O segundo erro estrutural deriva também do primeiro, agravado igualmente pela conduta dos coordenadores do programa em preservar seus territórios e seus empregos. Da origem marqueteira o Fome Zero traz o absoluto desconhecimento de como funciona a área social do governo e o descaso com as questões operacionais e os resultados e programas já existentes. A idéia de que se iria dar continuidade a programas premiados e bem sucedidos do governo anterior é certamente um conceito indigesto quando se analisa apenas o efeito publicitário da proposta, portanto era necessário desconsiderar tudo isto, se é que algum dia algum dos marqueteiros estudou a questão.

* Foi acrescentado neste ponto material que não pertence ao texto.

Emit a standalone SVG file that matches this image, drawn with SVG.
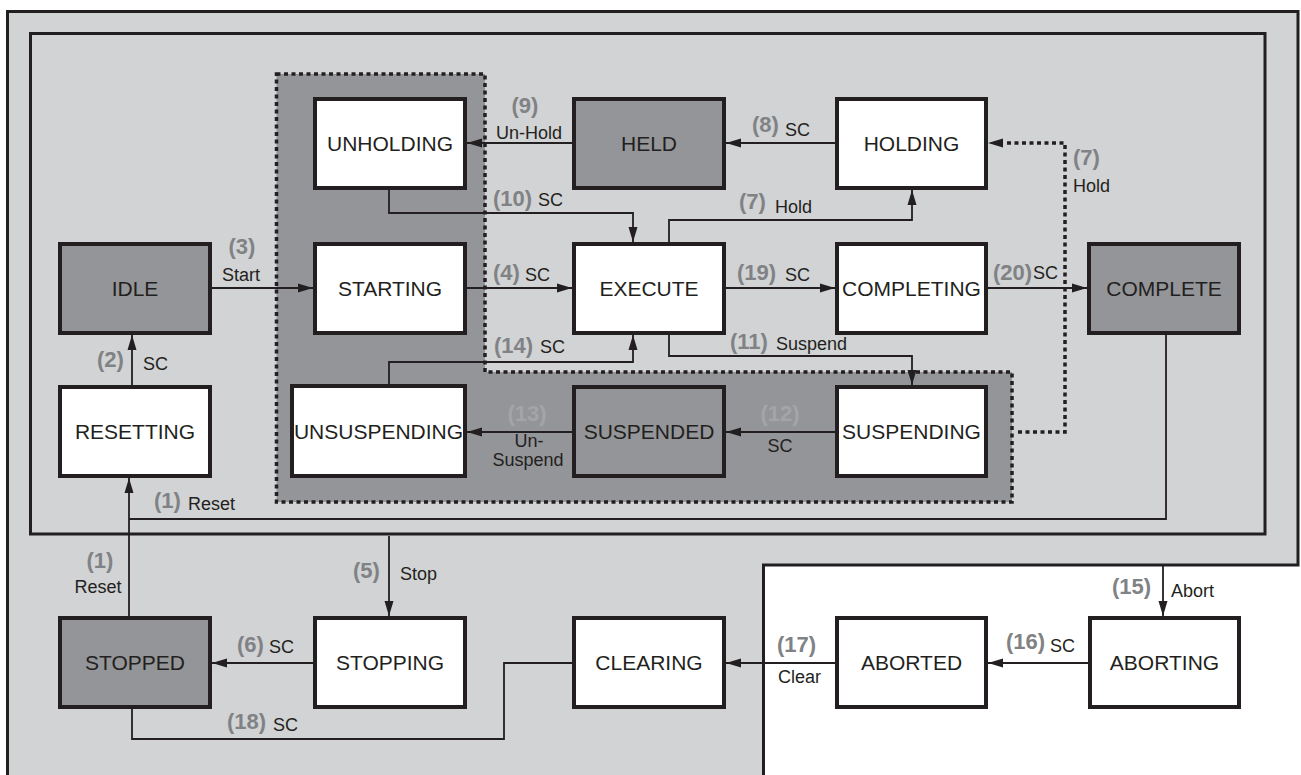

Já da cabeça dura de amanuense encantado com as viagens e a súbita notoriedade adquirida sem esforço vem a outra fonte de desastres do Fome Zero, que agravou uma proposta que originalmente já não tinha muita solidez. Qualquer pessoa ou entidade que pretendesse colaborar, sugerir, recomendar, aperfeiçoar, enfim, contribuir com o programa, era vista não como uma parceiria, mas como um rival a querer dividir o espaço na mídia. Tal espírito mesquinho, de apegar-se ao projeto com unhas e dentes, não aceitando qualquer contribuição, certamente não é o tipo de mentalidade adequado à condução de um programa cuja meta é justamente a de catalisar a solidariedade e o espírito nobre da sociedade. Enquanto perdurar esta mentalidade, dificilmente o Fome Zero conseguirá estar à altura de sua tarefa, para infortúnio de todos os que dele precisam com urgência - nas palavras do presidente Lula: "Quem tem fome, tem pressa".

* Ary Fossen é deputado estadual, 2º vice-presidente da Assembléia Legislativa e representante do PSDB na Comissão Parlamentar de Representação que acompanha a implantação do Fome Zero em São Paulo.